Controversy lingers after N.J. school agrees to reprint yearbook with alleged hate symbol
Facing mounting pressure from district families, a Secaucus, N.J., high school announced it will reprint a yearbook that many believe contains an Neo-Nazi hate symbol.
But some students and parents at High Tech High School say the do-over isn’t enough.
Instead, they’re frustrated by what they see as the district’s refusal to address the inclusion of the symbol — the number “88,” which the Anti-Defamation League classifies as a “white supremacist numerical code” — or the anti-Semitic associations that offended many.
“As a parent, I’m happy that they are reprinting the yearbook. But as a Jew I’m very disappointed,” said Lyle Hysen, who has been active in efforts to protest the symbol. “Nobody ever acknowledged that it was a hate symbol or anti-Semitic. It was more that we were a bother.”
Amy Lin Rodriguez, superintendent of the school district containing High Tech High School, downplayed the symbol’s impact on the decision to reprint in a July 22 letter to district families.
“There are a number of items in the yearbook that undermine that positive experience and we will correct that. Please be aware that this is not due to any one particular item,” she wrote. The letter did not mention the “88” or any other specific items in the yearbook.
The coronavirus pandemic made it impossible to review the yearbook adequately, she wrote.
The controversy started in late June, when students at the technology-focused public school, which has been closed since March due to the coronavirus pandemic, picked up their yearbooks. Flipping through the pages of student entries, most of which contained quirky photos, inside jokes, and inspirational quotes, some were startled to see that one of their classmates had submitted just the number “88.”

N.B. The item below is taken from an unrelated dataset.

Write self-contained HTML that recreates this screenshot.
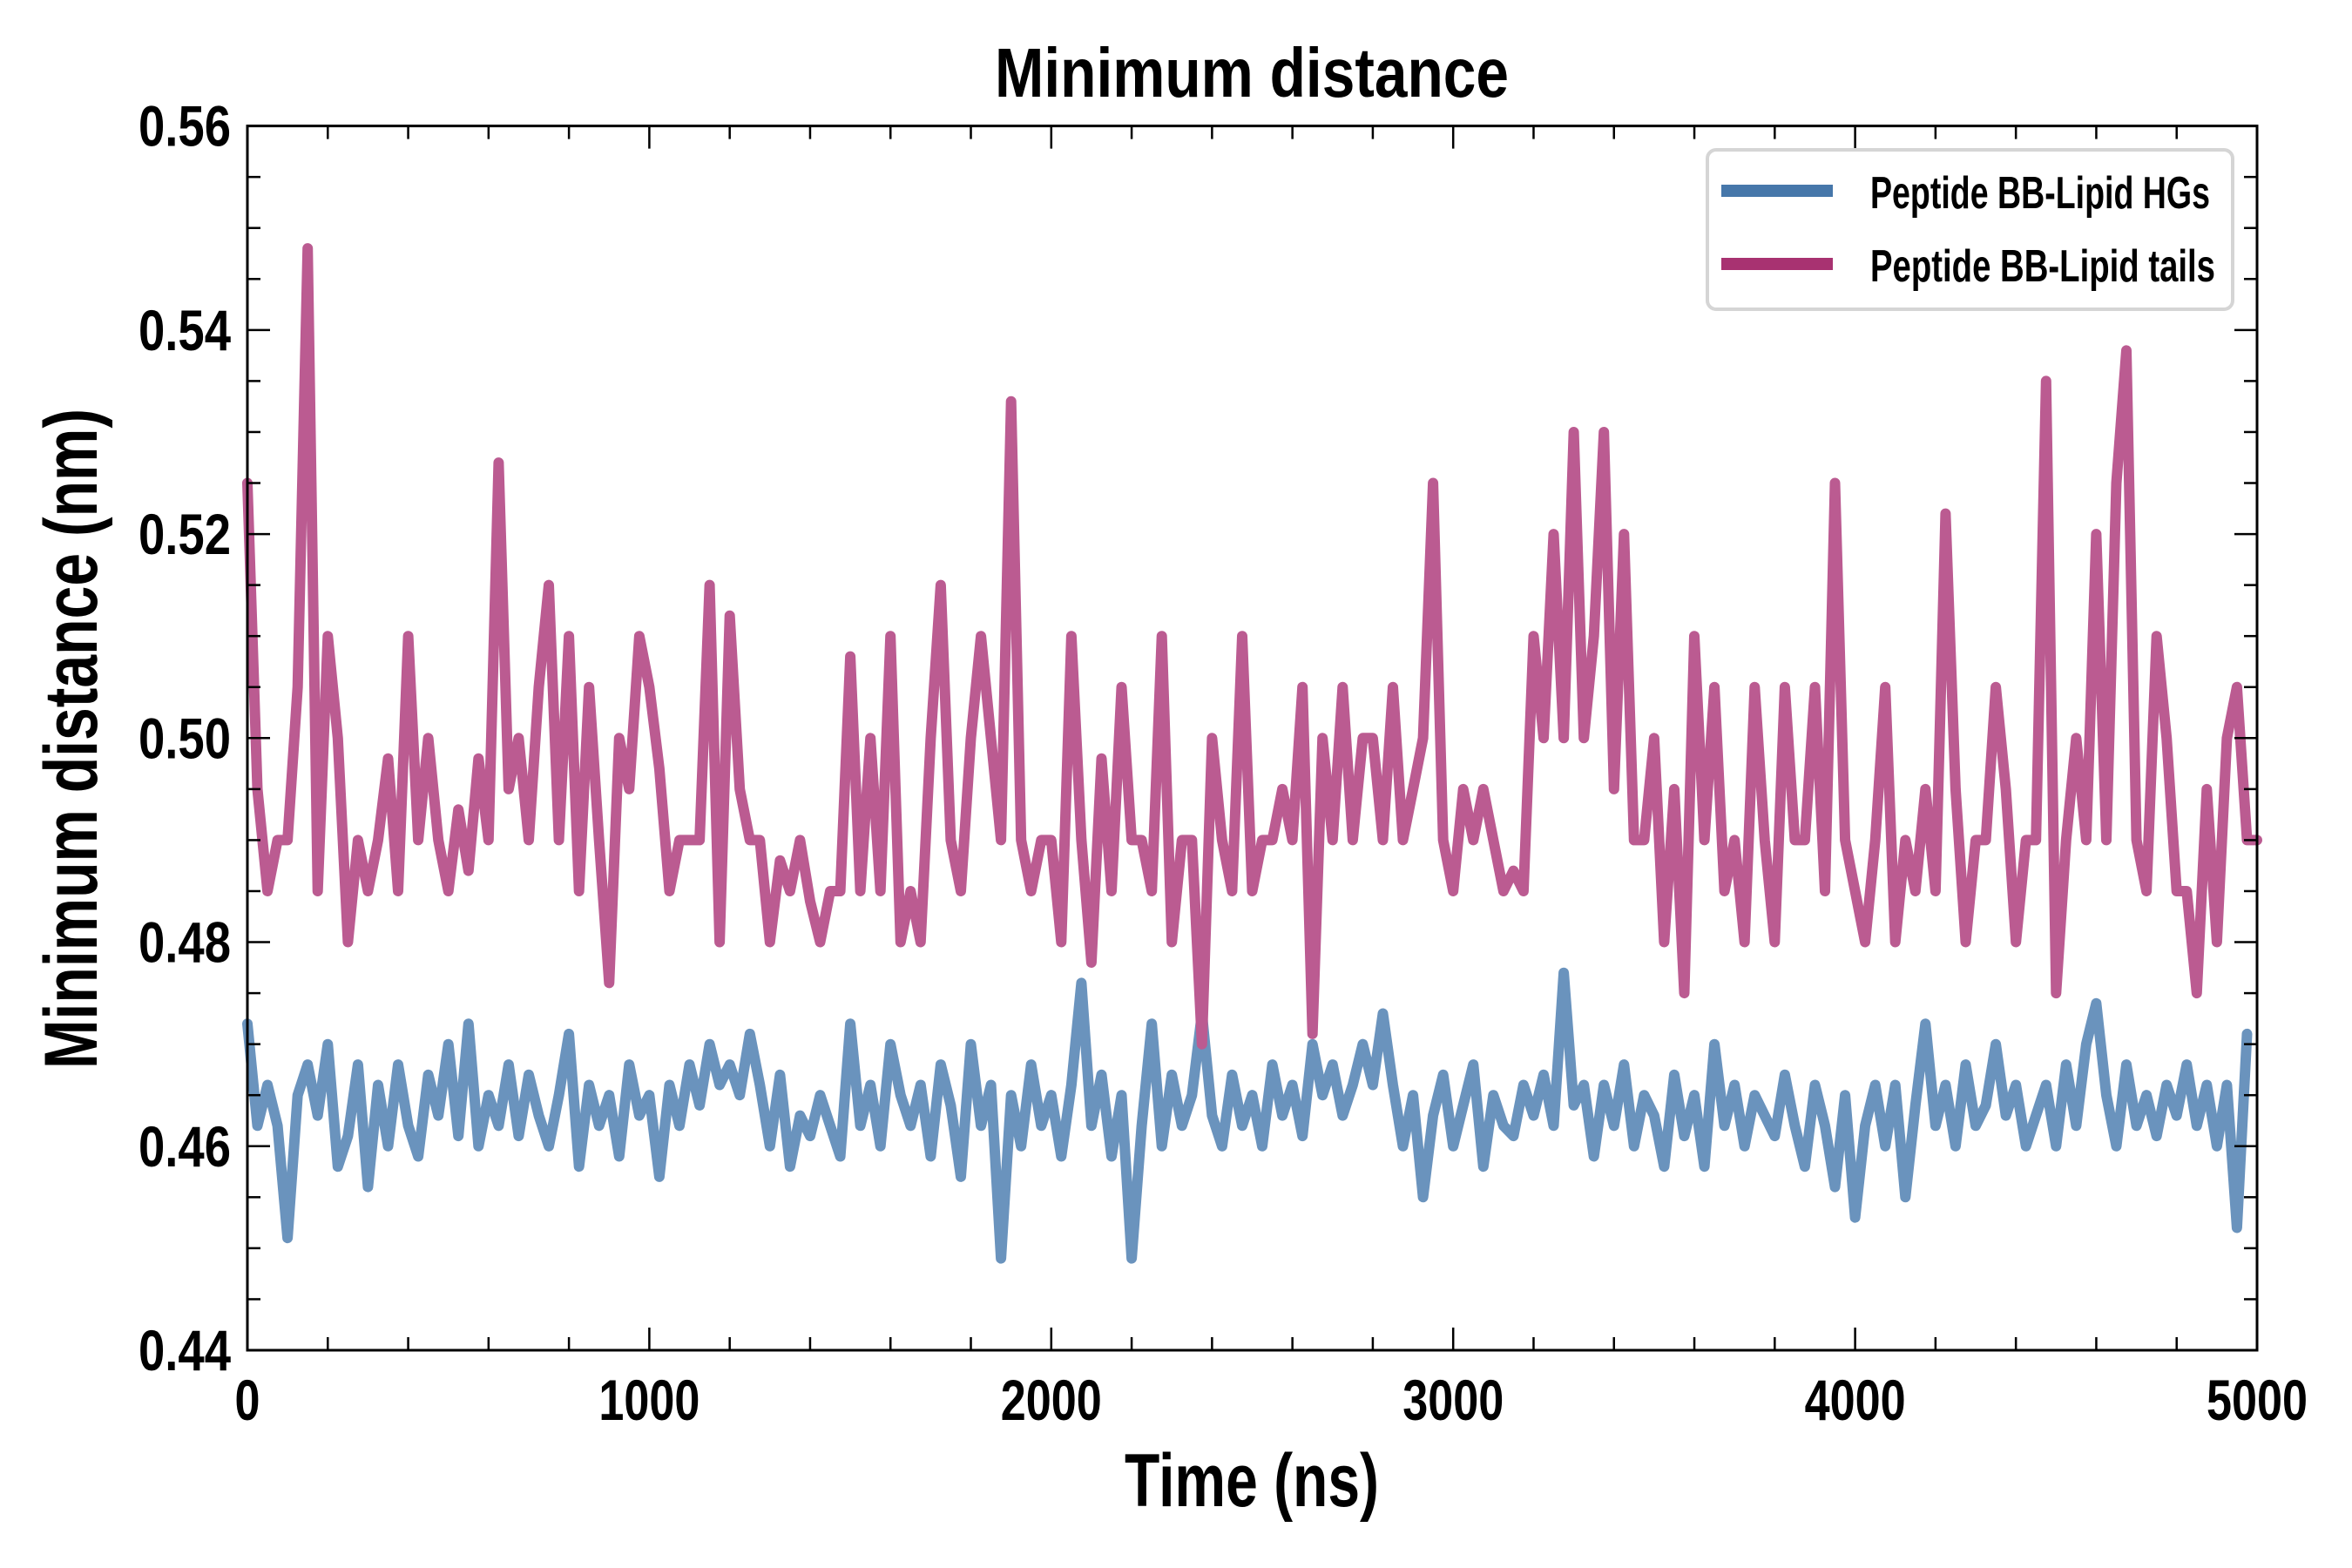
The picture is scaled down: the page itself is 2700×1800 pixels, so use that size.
<!DOCTYPE html>
<html><head><meta charset="utf-8"><style>
html,body{margin:0;padding:0;background:#fff;}
svg{display:block;}
text{font-family:"Liberation Sans",sans-serif;font-weight:bold;fill:#000;}
</style></head><body>
<svg id="chart" width="2700" height="1800" viewBox="0 0 2700 1800">
<rect x="0" y="0" width="2700" height="1800" fill="#fff"/>
<text x="1437" y="111" text-anchor="middle" font-size="80" textLength="590" lengthAdjust="spacingAndGlyphs">Minimum distance</text>
<g id="series"></g>
<g id="axes"></g>
<text x="1437" y="1729" text-anchor="middle" font-size="86" textLength="292" lengthAdjust="spacingAndGlyphs">Time (ns)</text>
<text transform="translate(111,848) rotate(-90)" text-anchor="middle" font-size="86" textLength="758" lengthAdjust="spacingAndGlyphs">Minimum distance (nm)</text>
<g>
<rect x="1960" y="172" width="603" height="183" rx="10" fill="#fff" stroke="#d5d5d5" stroke-width="4"/>
<line x1="1976" y1="219" x2="2104" y2="219" stroke="#4677aa" stroke-width="14"/>
<text x="2147" y="239" font-size="52" textLength="390" lengthAdjust="spacingAndGlyphs">Peptide BB-Lipid HGs</text>
<line x1="1976" y1="303" x2="2104" y2="303" stroke="#a83271" stroke-width="14"/>
<text x="2147" y="323" font-size="52" textLength="396" lengthAdjust="spacingAndGlyphs">Peptide BB-Lipid tails</text>
</g>
</svg>
<script>
const timeStep = 25;
const tailsValues = [0.525,0.495,0.485,0.49,0.49,0.505,0.548,0.485,0.51,0.50,0.48,0.49,0.485,0.49,0.498,0.485,0.51,0.49,0.50,0.49,0.485,0.493,0.487,0.498,0.49,0.527,0.495,0.50,0.49,0.505,0.515,0.49,0.51,0.485,0.505,0.49,0.476,0.50,0.495,0.51,0.505,0.497,0.485,0.49,0.49,0.49,0.515,0.48,0.512,0.495,0.49,0.49,0.48,0.488,0.485,0.49,0.484,0.48,0.485,0.485,0.508,0.485,0.50,0.485,0.51,0.48,0.485,0.48,0.50,0.515,0.49,0.485,0.50,0.51,0.50,0.49,0.533,0.49,0.485,0.49,0.49,0.48,0.51,0.49,0.478,0.498,0.485,0.505,0.49,0.49,0.485,0.51,0.48,0.49,0.49,0.47,0.50,0.49,0.485,0.51,0.485,0.49,0.49,0.495,0.49,0.505,0.471,0.50,0.49,0.505,0.49,0.50,0.50,0.49,0.505,0.49,0.495,0.50,0.525,0.49,0.485,0.495,0.49,0.495,0.49,0.485,0.487,0.485,0.51,0.50,0.52,0.50,0.53,0.50,0.51,0.53,0.495,0.52,0.49,0.49,0.50,0.48,0.495,0.475,0.51,0.49,0.505,0.485,0.49,0.48,0.505,0.49,0.48,0.505,0.49,0.49,0.505,0.485,0.525,0.49,0.485,0.48,0.49,0.505,0.48,0.49,0.485,0.495,0.485,0.522,0.495,0.48,0.49,0.49,0.505,0.495,0.48,0.49,0.49,0.535,0.475,0.49,0.50,0.49,0.52,0.49,0.525,0.538,0.49,0.485,0.51,0.50,0.485,0.485,0.475,0.495,0.48,0.50,0.505,0.49,0.49];
const hgsValues = [0.472,0.462,0.466,0.462,0.451,0.465,0.468,0.463,0.470,0.458,0.461,0.468,0.456,0.466,0.460,0.468,0.462,0.459,0.467,0.463,0.470,0.461,0.472,0.460,0.465,0.462,0.468,0.461,0.467,0.463,0.460,0.465,0.471,0.458,0.466,0.462,0.465,0.459,0.468,0.463,0.465,0.457,0.466,0.462,0.468,0.464,0.470,0.466,0.468,0.465,0.471,0.466,0.460,0.467,0.458,0.463,0.461,0.465,0.462,0.459,0.472,0.462,0.466,0.460,0.470,0.465,0.462,0.466,0.459,0.468,0.464,0.457,0.470,0.462,0.466,0.449,0.465,0.460,0.468,0.462,0.465,0.459,0.466,0.476,0.462,0.467,0.459,0.465,0.449,0.462,0.472,0.460,0.467,0.462,0.465,0.473,0.463,0.460,0.467,0.462,0.465,0.460,0.468,0.463,0.466,0.461,0.470,0.465,0.468,0.463,0.466,0.470,0.466,0.473,0.466,0.460,0.465,0.455,0.463,0.467,0.460,0.464,0.468,0.458,0.465,0.462,0.461,0.466,0.463,0.467,0.462,0.477,0.464,0.466,0.459,0.466,0.462,0.468,0.460,0.465,0.463,0.458,0.467,0.461,0.465,0.458,0.470,0.462,0.466,0.460,0.465,0.463,0.461,0.467,0.462,0.458,0.466,0.462,0.456,0.465,0.453,0.462,0.466,0.460,0.466,0.455,0.464,0.472,0.462,0.466,0.460,0.468,0.462,0.464,0.470,0.463,0.466,0.460,0.463,0.466,0.460,0.468,0.462,0.470,0.474,0.465,0.460,0.468,0.462,0.465,0.461,0.466,0.463,0.468,0.462,0.466,0.460,0.466,0.452,0.471];
const xTickLabels = ["0","1000","2000","3000","4000","5000"];
const yTickLabels = ["0.44","0.46","0.48","0.50","0.52","0.54","0.56"];

const L=284,R=2591,T=144.6,B=1550;
const xMin=0,xMax=5000,yMin=0.44,yMax=0.56;
const NS="http://www.w3.org/2000/svg";
function xs(v){return L+(v-xMin)/(xMax-xMin)*(R-L);}
function ys(v){return B-(v-yMin)/(yMax-yMin)*(B-T);}
function mk(tag,attrs,parent){const e=document.createElementNS(NS,tag);for(const k in attrs)e.setAttribute(k,attrs[k]);parent.appendChild(e);return e;}

const sg=document.getElementById('series');
function drawSeries(vals,color,name){
  let d='';
  vals.forEach((v,i)=>{d+=(i?'L':'M')+xs(i*timeStep).toFixed(1)+','+ys(v).toFixed(1);});
  const p=mk('path',{d:d,fill:'none',stroke:color,'stroke-width':12,'stroke-linejoin':'round','stroke-linecap':'round'},sg);
  
  
}
drawSeries(hgsValues,'#6a93bd','line-lipid-hgs');
drawSeries(tailsValues,'#bb5b91','line-lipid-tails');

const ag=document.getElementById('axes');
const frame=mk('rect',{x:L,y:T,width:R-L,height:B-T,fill:'none',stroke:'#000','stroke-width':3},ag);


for(let v=0;v<=5000;v+=200){
  const major=v%1000===0,len=major?26:15,x=xs(v);
  const t1=mk('line',{x1:x,y1:B,x2:x,y2:B-len,stroke:'#000','stroke-width':2.5},ag);
  
  
  mk('line',{x1:x,y1:T,x2:x,y2:T+len,stroke:'#000','stroke-width':2.5},ag);
}
xTickLabels.forEach(s=>{
  const t=mk('text',{x:xs(+s),y:1630,'text-anchor':'middle','font-size':66,textLength:s.length*29,lengthAdjust:'spacingAndGlyphs'},ag);
  t.textContent=s;
  
  
});
for(let k=0;k<=24;k++){
  const v=yMin+k*0.005,major=k%4===0,len=major?26:15,y=ys(v);
  const t1=mk('line',{x1:L,y1:y,x2:L+len,y2:y,stroke:'#000','stroke-width':2.5},ag);
  
  
  mk('line',{x1:R,y1:y,x2:R-len,y2:y,stroke:'#000','stroke-width':2.5},ag);
}
yTickLabels.forEach(s=>{
  const t=mk('text',{x:265,y:ys(+s)+23,'text-anchor':'end','font-size':66,textLength:106,lengthAdjust:'spacingAndGlyphs'},ag);
  t.textContent=s;
  
  
});
</script>
</body></html>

The ADL explains that the symbol is shorthand for “Heil Hitler,” with each “8” representing an “H,” the eighth letter of the alphabet. The organization said that the slogan and symbol are used not just by neo-Nazis but “throughout the entire white supremacist movement.” The Forward is not naming the student who submitted the symbol because he is a minor. The student’s family declined to comment.
Students and parents quickly contacted the school and created an online petition urging the district to mail a replacement page to each student.
After conducting an investigation and asking district legal counsel John Dineen to review the case, the school concluded that the student had been referring to a nickname for a local park. In a July 3 email to parents, Lin Rodriguez offered refunds to students who wished to return their yearbook but did not offer replacement pages.
Frustrated by what they saw as a lackluster response, parents turned to politicians for support. On July 7, the city council of nearby Hoboken unanimously passed a resolution supporting the petition.
The legal review conducted by Dineen found that prior to the yearbook’s publication a teacher moderator and committee of 11 students were asked to “ferret out inappropriate messages” and found no problematic inclusions. A spokesperson for the district declined to comment on the issue.
On July 23 Brian Osborne, the district parent who created the original petition, published an update that criticized the district for failing to “acknowledge the hate symbol” and said that it should “demonstrate it isn’t just whitewashing the real issue by detailing these changes transparently.” The petition has gained over 1,200 signatures.
Another N.J. school, Haddonfield High School, faced a similar issue when a yearbook photo showed a student flashing the “OK” sign, which has been used as a white supremacist gesture. The school quickly acknowledged the sign’s association with hate groups and plans to provide new yearbooks to students.
Hysen contrasted Haddonfield High’s with that of High Tech High School, which he said showed a lack of concern for Jewish students. “It’s been a month since my daughter got her yearbook and came in showing me this,” he said. “That’s just cold.”